**DATA LINES**:
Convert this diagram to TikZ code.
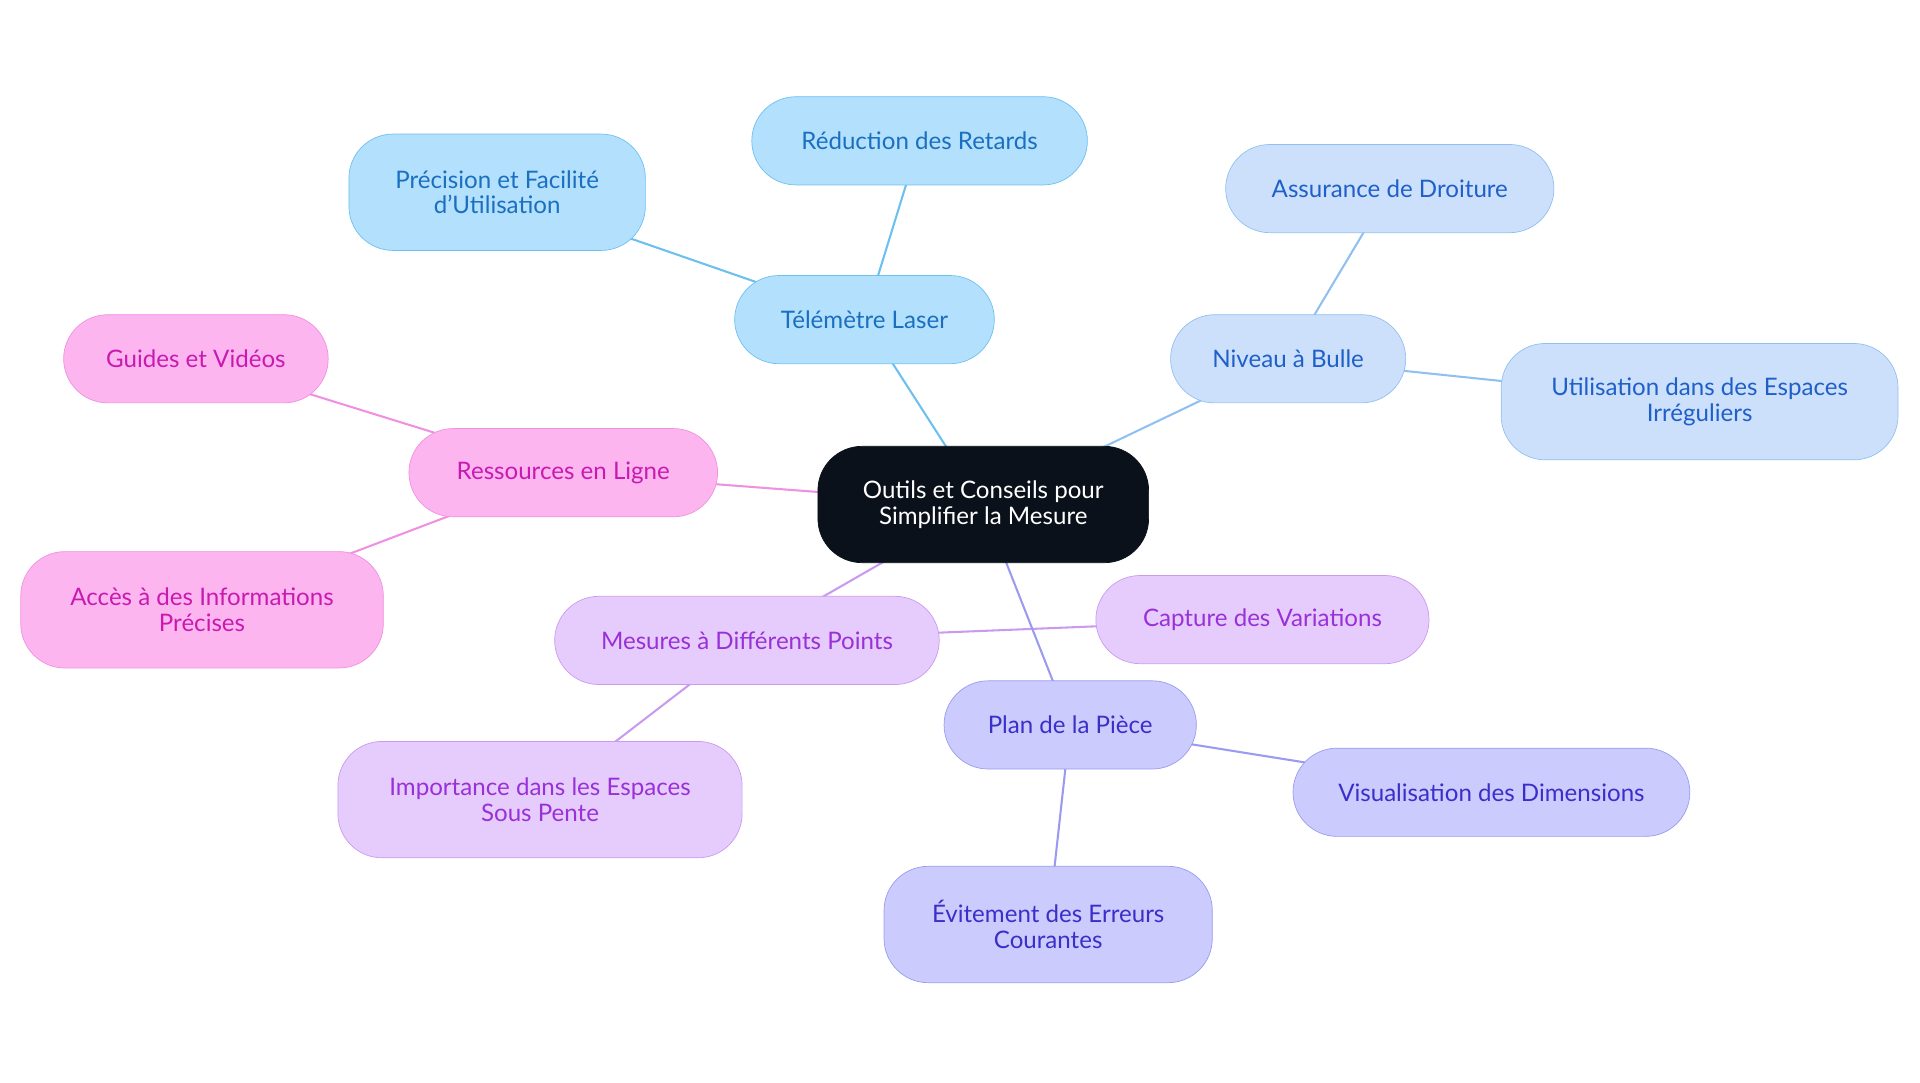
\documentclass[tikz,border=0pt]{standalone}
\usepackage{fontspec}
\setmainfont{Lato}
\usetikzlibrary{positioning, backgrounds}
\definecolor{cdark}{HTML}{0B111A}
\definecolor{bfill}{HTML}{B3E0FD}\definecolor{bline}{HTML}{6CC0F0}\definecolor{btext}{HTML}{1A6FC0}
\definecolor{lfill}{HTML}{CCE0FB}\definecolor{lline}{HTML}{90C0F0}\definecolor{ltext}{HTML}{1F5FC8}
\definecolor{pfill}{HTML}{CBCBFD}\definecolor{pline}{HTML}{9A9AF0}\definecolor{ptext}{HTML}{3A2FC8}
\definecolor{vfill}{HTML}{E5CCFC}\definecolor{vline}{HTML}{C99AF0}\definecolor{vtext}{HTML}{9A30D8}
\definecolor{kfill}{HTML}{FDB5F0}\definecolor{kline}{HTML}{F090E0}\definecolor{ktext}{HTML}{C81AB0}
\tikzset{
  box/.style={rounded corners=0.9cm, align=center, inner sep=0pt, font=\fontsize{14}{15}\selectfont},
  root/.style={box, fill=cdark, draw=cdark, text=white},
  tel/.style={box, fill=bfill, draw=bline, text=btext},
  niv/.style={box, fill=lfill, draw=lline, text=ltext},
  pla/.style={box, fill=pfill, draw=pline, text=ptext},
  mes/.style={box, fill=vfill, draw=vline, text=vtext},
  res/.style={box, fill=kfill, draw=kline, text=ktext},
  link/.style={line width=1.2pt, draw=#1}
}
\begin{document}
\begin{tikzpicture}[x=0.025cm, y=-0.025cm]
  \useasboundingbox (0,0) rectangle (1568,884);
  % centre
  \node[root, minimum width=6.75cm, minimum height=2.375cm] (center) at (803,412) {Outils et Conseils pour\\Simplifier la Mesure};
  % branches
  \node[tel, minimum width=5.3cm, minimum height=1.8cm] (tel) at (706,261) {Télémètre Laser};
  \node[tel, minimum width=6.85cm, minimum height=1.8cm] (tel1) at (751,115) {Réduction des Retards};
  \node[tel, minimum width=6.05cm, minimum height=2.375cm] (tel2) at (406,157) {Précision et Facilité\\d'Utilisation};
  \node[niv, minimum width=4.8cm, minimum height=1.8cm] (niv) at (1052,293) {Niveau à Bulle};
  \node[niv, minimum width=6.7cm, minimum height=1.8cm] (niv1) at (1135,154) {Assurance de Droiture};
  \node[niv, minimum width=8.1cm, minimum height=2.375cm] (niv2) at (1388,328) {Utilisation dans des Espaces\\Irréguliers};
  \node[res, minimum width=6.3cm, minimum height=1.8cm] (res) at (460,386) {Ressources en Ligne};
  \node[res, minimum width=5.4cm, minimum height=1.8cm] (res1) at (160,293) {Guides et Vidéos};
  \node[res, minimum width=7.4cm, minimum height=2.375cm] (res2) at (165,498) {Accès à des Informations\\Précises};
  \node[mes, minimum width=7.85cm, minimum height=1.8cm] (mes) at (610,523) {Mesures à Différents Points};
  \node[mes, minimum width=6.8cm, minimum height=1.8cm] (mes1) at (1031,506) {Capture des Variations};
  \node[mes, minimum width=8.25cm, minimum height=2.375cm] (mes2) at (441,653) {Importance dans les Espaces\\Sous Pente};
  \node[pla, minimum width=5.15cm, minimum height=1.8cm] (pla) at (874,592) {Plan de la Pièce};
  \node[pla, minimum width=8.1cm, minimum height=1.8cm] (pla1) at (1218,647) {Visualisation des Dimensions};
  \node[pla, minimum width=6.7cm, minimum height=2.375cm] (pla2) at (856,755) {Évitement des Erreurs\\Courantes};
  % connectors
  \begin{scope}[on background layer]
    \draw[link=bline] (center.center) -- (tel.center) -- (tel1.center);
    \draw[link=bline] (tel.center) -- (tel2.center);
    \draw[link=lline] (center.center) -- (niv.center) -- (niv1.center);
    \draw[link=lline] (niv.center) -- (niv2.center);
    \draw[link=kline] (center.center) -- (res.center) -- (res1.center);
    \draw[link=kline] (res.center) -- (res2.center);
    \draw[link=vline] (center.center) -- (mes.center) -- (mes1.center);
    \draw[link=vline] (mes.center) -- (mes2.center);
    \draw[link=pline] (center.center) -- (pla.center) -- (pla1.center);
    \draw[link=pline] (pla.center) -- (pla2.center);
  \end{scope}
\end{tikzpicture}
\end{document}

**WHAT IS EXPECTED**: Omit the pictures and output all of the other material exactly.

**RESULT FOR THIS TASK**:
Convert this diagram to TikZ code.
\documentclass[tikz,border=0pt]{standalone}
\usepackage{fontspec}
\setmainfont{Lato}
\usetikzlibrary{positioning, backgrounds}
\definecolor{cdark}{HTML}{0B111A}
\definecolor{bfill}{HTML}{B3E0FD}\definecolor{bline}{HTML}{6CC0F0}\definecolor{btext}{HTML}{1A6FC0}
\definecolor{lfill}{HTML}{CCE0FB}\definecolor{lline}{HTML}{90C0F0}\definecolor{ltext}{HTML}{1F5FC8}
\definecolor{pfill}{HTML}{CBCBFD}\definecolor{pline}{HTML}{9A9AF0}\definecolor{ptext}{HTML}{3A2FC8}
\definecolor{vfill}{HTML}{E5CCFC}\definecolor{vline}{HTML}{C99AF0}\definecolor{vtext}{HTML}{9A30D8}
\definecolor{kfill}{HTML}{FDB5F0}\definecolor{kline}{HTML}{F090E0}\definecolor{ktext}{HTML}{C81AB0}
\tikzset{
  box/.style={rounded corners=0.9cm, align=center, inner sep=0pt, font=\fontsize{14}{15}\selectfont},
  root/.style={box, fill=cdark, draw=cdark, text=white},
  tel/.style={box, fill=bfill, draw=bline, text=btext},
  niv/.style={box, fill=lfill, draw=lline, text=ltext},
  pla/.style={box, fill=pfill, draw=pline, text=ptext},
  mes/.style={box, fill=vfill, draw=vline, text=vtext},
  res/.style={box, fill=kfill, draw=kline, text=ktext},
  link/.style={line width=1.2pt, draw=#1}
}
\begin{document}
\begin{tikzpicture}[x=0.025cm, y=-0.025cm]
  \useasboundingbox (0,0) rectangle (1568,884);
  % centre
  \node[root, minimum width=6.75cm, minimum height=2.375cm] (center) at (803,412) {Outils et Conseils pour\\Simplifier la Mesure};
  % branches
  \node[tel, minimum width=5.3cm, minimum height=1.8cm] (tel) at (706,261) {Télémètre Laser};
  \node[tel, minimum width=6.85cm, minimum height=1.8cm] (tel1) at (751,115) {Réduction des Retards};
  \node[tel, minimum width=6.05cm, minimum height=2.375cm] (tel2) at (406,157) {Précision et Facilité\\d'Utilisation};
  \node[niv, minimum width=4.8cm, minimum height=1.8cm] (niv) at (1052,293) {Niveau à Bulle};
  \node[niv, minimum width=6.7cm, minimum height=1.8cm] (niv1) at (1135,154) {Assurance de Droiture};
  \node[niv, minimum width=8.1cm, minimum height=2.375cm] (niv2) at (1388,328) {Utilisation dans des Espaces\\Irréguliers};
  \node[res, minimum width=6.3cm, minimum height=1.8cm] (res) at (460,386) {Ressources en Ligne};
  \node[res, minimum width=5.4cm, minimum height=1.8cm] (res1) at (160,293) {Guides et Vidéos};
  \node[res, minimum width=7.4cm, minimum height=2.375cm] (res2) at (165,498) {Accès à des Informations\\Précises};
  \node[mes, minimum width=7.85cm, minimum height=1.8cm] (mes) at (610,523) {Mesures à Différents Points};
  \node[mes, minimum width=6.8cm, minimum height=1.8cm] (mes1) at (1031,506) {Capture des Variations};
  \node[mes, minimum width=8.25cm, minimum height=2.375cm] (mes2) at (441,653) {Importance dans les Espaces\\Sous Pente};
  \node[pla, minimum width=5.15cm, minimum height=1.8cm] (pla) at (874,592) {Plan de la Pièce};
  \node[pla, minimum width=8.1cm, minimum height=1.8cm] (pla1) at (1218,647) {Visualisation des Dimensions};
  \node[pla, minimum width=6.7cm, minimum height=2.375cm] (pla2) at (856,755) {Évitement des Erreurs\\Courantes};
  % connectors
  \begin{scope}[on background layer]
    \draw[link=bline] (center.center) -- (tel.center) -- (tel1.center);
    \draw[link=bline] (tel.center) -- (tel2.center);
    \draw[link=lline] (center.center) -- (niv.center) -- (niv1.center);
    \draw[link=lline] (niv.center) -- (niv2.center);
    \draw[link=kline] (center.center) -- (res.center) -- (res1.center);
    \draw[link=kline] (res.center) -- (res2.center);
    \draw[link=vline] (center.center) -- (mes.center) -- (mes1.center);
    \draw[link=vline] (mes.center) -- (mes2.center);
    \draw[link=pline] (center.center) -- (pla.center) -- (pla1.center);
    \draw[link=pline] (pla.center) -- (pla2.center);
  \end{scope}
\end{tikzpicture}
\end{document}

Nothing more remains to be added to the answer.